The rest of his treatments were done at East Tennessee Children’s Hospital, which allowed Mason to schedule his chemotherapy around the Admirals Basketball schedule. His goal was simple: Every week, go through chemo early and feel well enough to be able to go to practice or games.

“He has no hair, he’s real frail, he’s really thin and he’s coming,” Coach Higgins recalled. “He doesn’t feel good and still coming. He’s gotta leave early because he doesn’t feel good. You see that every day, every day. But you see him come back every day. Every day.”

Recovery

Chemotherapy lasted eight months, ending in February of 2018 but recovering from multiple leg surgeries took much longer.

“He was none weight barring for about 6 months,” Kristin said. “He was on crutches for about a year. He built up his arm strength that’s for sure.”

Healing his leg an expectedly slow process. Currently, a work-in-progress as Mason, now a high-school senior, has spent the last five months working to rehabilitate his leg.

“He’s put in a lot of work over the summer to be strong enough,” Tim said.
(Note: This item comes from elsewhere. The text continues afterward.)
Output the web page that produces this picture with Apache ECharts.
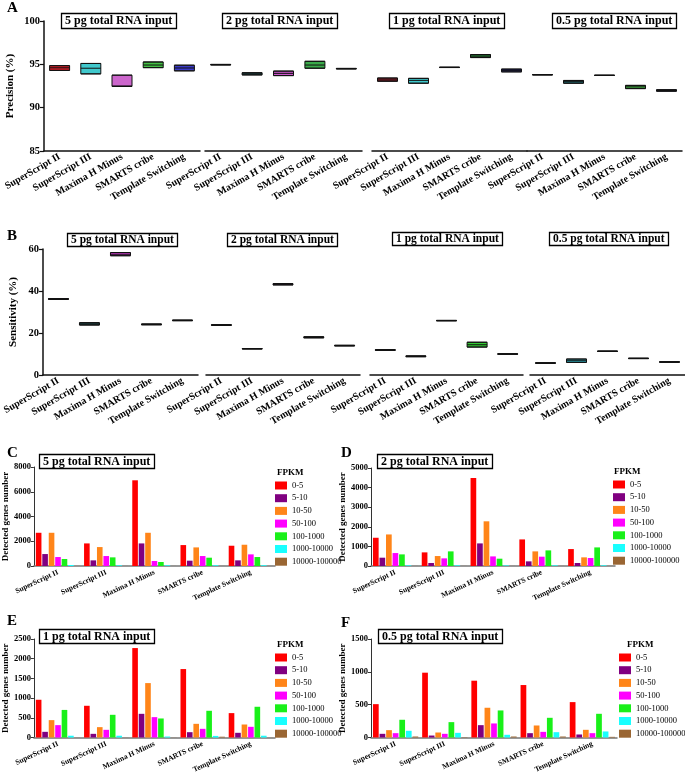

His rehab sessions, much like his chemo sessions, done with basketball on the brain. Coach Higgins had promised him Senior Night would be his night and Mason wasn’t going to let the opportunity to defy the odds and return to the court pass him by.

“I’ve just been waiting for this night (Senior Night) and preparing for this night by doing things like workouts here and trying to run a little bit as much as I can,” Mason said.
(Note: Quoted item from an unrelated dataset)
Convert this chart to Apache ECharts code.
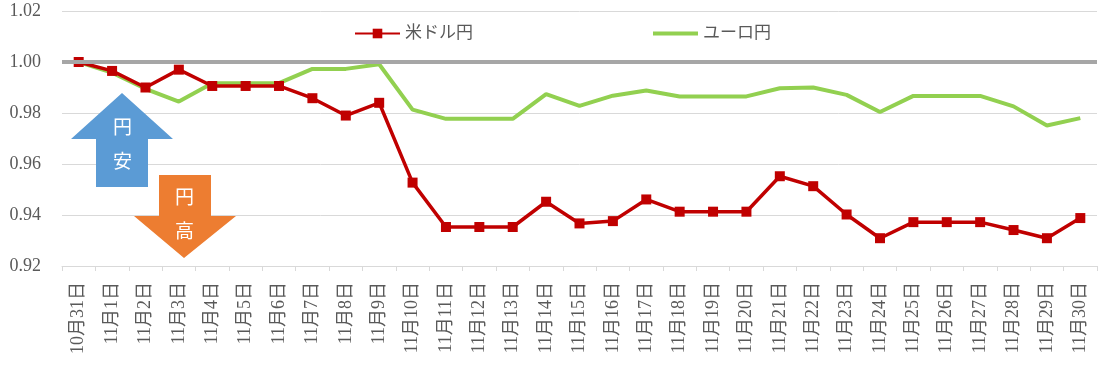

 Senior Night arrived three months earlier than it would have in a normal year, a result of the COVID-19 pandemic, but Mason was ready and when the Admirals tipped off against Heritage on Dec. 8 — he was in the starting five.
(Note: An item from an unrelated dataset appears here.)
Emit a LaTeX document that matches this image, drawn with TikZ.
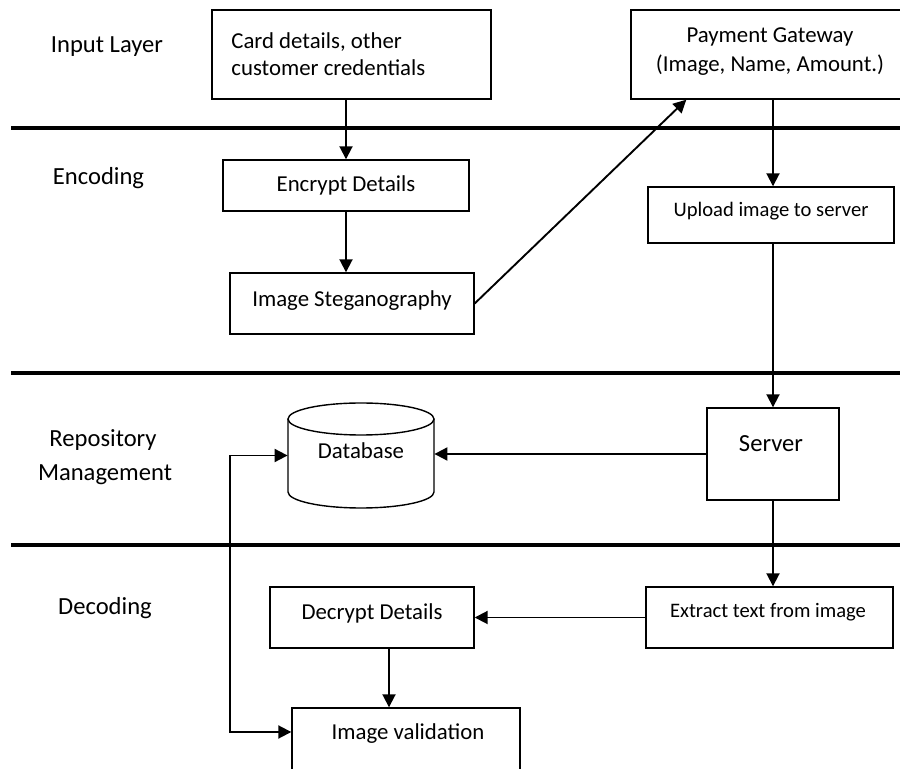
\documentclass[tikz,border=0pt]{standalone}
\usepackage{fontspec}
\setmainfont{Carlito}
\usetikzlibrary{arrows.meta,calc}

\begin{document}
\begin{tikzpicture}[x=0.5pt,y=-0.5pt,
  box/.style={draw, line width=0.7pt, rectangle, inner sep=0pt},
  lbl/.style={font=\fontsize{12.3}{15}\selectfont, inner sep=0pt, anchor=base},
  txt/.style={font=\fontsize{11.4}{14}\selectfont, inner sep=0pt, anchor=base},
  smalltxt/.style={font=\fontsize{10.3}{12}\selectfont, inner sep=0pt, anchor=base},
  sepline/.style={line width=1.7pt},
  tip/.tip={Triangle[length=6.5pt,width=6.5pt]},
  arr/.style={line width=0.95pt, -tip},
]
\useasboundingbox (0,0) rectangle (900,769);
\clip (0,0) rectangle (900,769);

% layer separators
\draw[sepline] (11,128) -- (900,128);
\draw[sepline] (11,373) -- (900,373);
\draw[sepline] (11,545) -- (900,545);

% layer labels
\node[lbl] (lInput) at (107,53) {Input Layer};
\node[lbl] (lEnc) at (98.5,185) {Encoding};
\node[lbl] (lRep1) at (103,447) {Repository};
\node[lbl] (lRep2) at (105,481) {Management};
\node[lbl] (lDec) at (105,615) {Decoding};

% boxes
\node[box, minimum width=139.5pt, minimum height=44.5pt] (card) at (351.5,54.5) {};
\node[box, minimum width=140.5pt, minimum height=44.5pt] (pg) at (771.5,54.5) {};
\node[box, minimum width=123pt, minimum height=25.5pt] (enc) at (346,185.5) {};
\node[box, minimum width=122pt, minimum height=30.5pt] (steg) at (352,303.5) {};
\node[box, minimum width=123pt, minimum height=28pt] (up) at (771,215) {};
\node[box, minimum width=66pt, minimum height=46pt] (server) at (773,454) {};
\node[box, minimum width=123.5pt, minimum height=30.5pt] (ext) at (769.5,617.5) {};
\node[box, minimum width=102pt, minimum height=30.5pt] (dec) at (372,617.5) {};
\node[box, minimum width=114pt, minimum height=33.5pt] (val) at (406,741.5) {};

% database cylinder
\node[inner sep=0pt, minimum width=73pt, minimum height=52.5pt] (db) at (361,455.5) {};
\draw[line width=0.7pt] (288,419) -- (288,492)
  arc[start angle=180, end angle=360, x radius=36.5pt, y radius=8pt] -- (434,419);
\draw[line width=0.7pt] (361,419) ellipse [x radius=36.5pt, y radius=8pt];

% box texts
\node[txt, anchor=base west] (tCard1) at (231,49) {Card details, other};
\node[txt, anchor=base west] (tCard2) at (231,76) {customer credentials};
\node[txt] (tPg1) at (770,43) {Payment Gateway};
\node[txt] (tPg2) at (770,72) {(Image, Name, Amount.)};
\node[txt] (tEnc) at (346,192) {Encrypt Details};
\node[txt] (tSteg) at (352,307) {Image Steganography};
\node[smalltxt] (tUp) at (771,217) {Upload image to server};
\node[txt] (tDb) at (361,459) {Database};
\node[lbl] (tServer) at (771,452) {Server};
\node[smalltxt] (tExt) at (768,618) {Extract text from image};
\node[txt] (tDec) at (372,620) {Decrypt Details};
\node[txt] (tVal) at (408,740) {Image validation};

% connectors
\draw[arr] (card.south -| enc.north) -- (enc.north);
\draw[arr] (enc.south) -- (enc.south |- steg.north);
\draw[arr] (steg.east) -- ($(pg.south west)+(56,0)$);
\draw[arr] (server.north |- pg.south) -- (server.north |- up.north);
\draw[arr] (server.north |- up.south) -- (server.north);
\draw[arr] (server.west) -- (server.west -| db.east);
\draw[arr] (server.south) -- (server.south |- ext.north);
\draw[arr] (ext.west) -- (dec.east);
\draw[arr] ([xshift=8.5pt]dec.south) -- ([xshift=8.5pt]dec.south |- val.north);
\draw[line width=0.95pt, tip-tip] (db.west) -- ++(-58,0) |- ([yshift=4.75pt]val.west);
\end{tikzpicture}
\end{document}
“It was a strange feeling like being back,” Mason said. “The memory of the sound and just the atmosphere. It was a weird experience just to be like ‘I’m here’ because I didn’t know if I would be back or not.”

He hit a pair of attempted three’s off the rim much to the disappointment of the crowd who jumped in the air waiting to celebrate each attempt. Early jitters Mason called it, after all, it had been nearly three years. He began to settled in, feel the game more, hitting a pair of mid-range shots.

His parents’ pre-game predictions were right — there was not a dry eye in Lynn Sexton Gym.

“To see him make shots, take shots, get rebound (it was) all the things I remember him doing as a freshman,” Coach Higgins said. “Things he can do well. It was a joy to see.” 

“Dribbling through and feel the game, it felt normal,” Mason said. “It felt like back when I played freshman year.”

Mason could be bitter, he’s not. He could be angry that his high school career was taken away from him for nothing that he did, but he’s not that either. He admitted that it’s weird, but he’s grateful for what he’s gone through and the perspective it’s given him.

“I know it’s weird to say but when I went to Boston Children’s Hospital there were a lot of less fortunate people that were in worse scenarios than me,” Mason said. “It made me feel lucky to be alive.”

He’s not the only one who’s gained perspective.

“The way that he’s fought through it and bounced back and come back it’s allowed me to look at life totally different in terms of what I’m capable of,” Higgins said. “Things that as an adult you never really thought you could learn from a teenager, but Mason has taught us all that we’re all much more capable of anything that we could imagine. It’s given me the strength to go every day even when I’m tired just to know that Mason is pushing through every day. He’s coming every day.”